Al fondo, adivino la trenza de otra niña agitándose de un lado a otro mientras chuta a base de derechazos estrellando la pelota contra el muro de la iglesia que centra la distribución de la plaza. Es mejor patear hacia ese lado. De hacerlo al contrario corre el riesgo de que la pelota ruede hasta la verja que rodea la piscina pública del barrio.

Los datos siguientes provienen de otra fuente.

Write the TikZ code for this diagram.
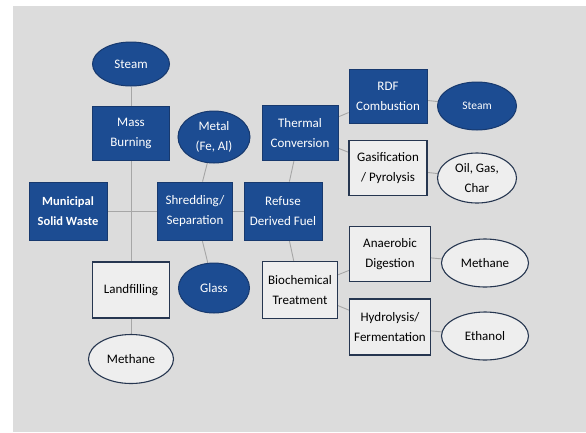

No llevo ni cinco minutos en el Parque Figueroa y ya he encontrado la palabra que mejor lo explica: humanidad. Todo en este barrio está hecho a escala humana. Quienes lo diseñaron hace como medio siglo, los arquitectos y urbanistas Rafael de la Hoz, Gerardo Olivares y José Chastang, ya sabían que a los sapiens lo que nos va en el ágora, el foro, el lugar de encuentro donde conversar y contar nuestras batallitas al prójimo o el espacio donde rompernos la crisma (o no) mientras jugamos. No se me ocurre otro lugar en esta ciudad que ejemplifique mejor cómo deberían ser los barrios para facilitarnos la vida: los coches fuera de la calle, las plazas anchas y luminosas, las casas sin exceder altura, con jardines a su entrada y el comercio bajo soportales que resguarden de la lluvia y la canícula, según nos toque. Es que tan bien se pensó el Parque cuando nadie hablaba del urbanismo humanista, verde y sostenible, que cuando éste se ha hecho mainstream, el Figueroa se ha convertido en el barrio más moderno a este lado del Guadalquivir. Hasta la enorme piscina común y compartida tiene más sentido que las minúsculas albercas cool de otras zonas cercanas levantadas hace bastantes menos décadas.

Ignoro si el anciano, el abuelo del aventurero, las intrépidas de la plaza o sus madres son conscientes del privilegio de habitar un lugar así. Es posible que lo sean y sólo guarden silencio para evitar precisamente que alguien venga con su boli o sus pinceles a escribir o pintarles cómo es su barrio ¡Cómo si no lo supieran!